Stone-Palmquist asked board members to consider recommendations, including developing a model student code of conduct that incorporates the new rules, partnering with the advocacy center to request an attorney general’s opinion on what districts are required to do, and expanding data collection.

Tom McMillin, a member of the state board, asked whether the state should consider financial penalties, such as withholding some state aid.

“I’m a fierce advocate for local control. But in areas where the incentives might not be there to do what’s right … I’m fine with the state stepping in,” McMillin said.

Board member Pamela Pugh said she appreciated the push for the board to “move with great speed.” She said the data and stories provided are “compelling, as well as convincing.”

Stone-Palmquist said that despite her concerns, there have been some successes.

“Districts that used to automatically expel 180 days for fights, for instance, have partnered with us to dramatically reduce those removals with great outcomes,” she said. “We know alternatives are possible and that they actually help get to the root of the problem, prevent future wrongdoing and repair the harm.”

The Detroit school district didn’t come up during the hearing. But on the same day Stone-Palmquist presented to the state board, Detroit Superintendent Nikolai Vitti gave a presentation to his local board of education about what’s happened in the months since the district embarked on an effort to improve school culture by revising the student code of conduct, hiring deans for each school, and providing training on alternative discipline methods.

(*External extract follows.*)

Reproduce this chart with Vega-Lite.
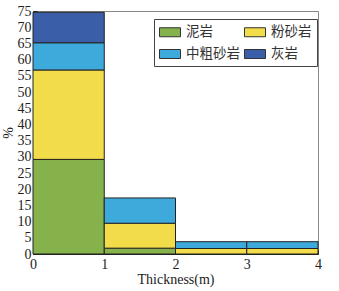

The bottom line: Vitti said that schools are booting out dramatically fewer students and greatly increasing alternative methods of discipline. In-school suspensions are up, given the push against out-of-school suspensions.

But the changes have also raised concerns. Some school staff have said the new rules are tying their hands. Vitti said it will take time for the changes to take hold, and he outlined some areas that need to improve, including more training.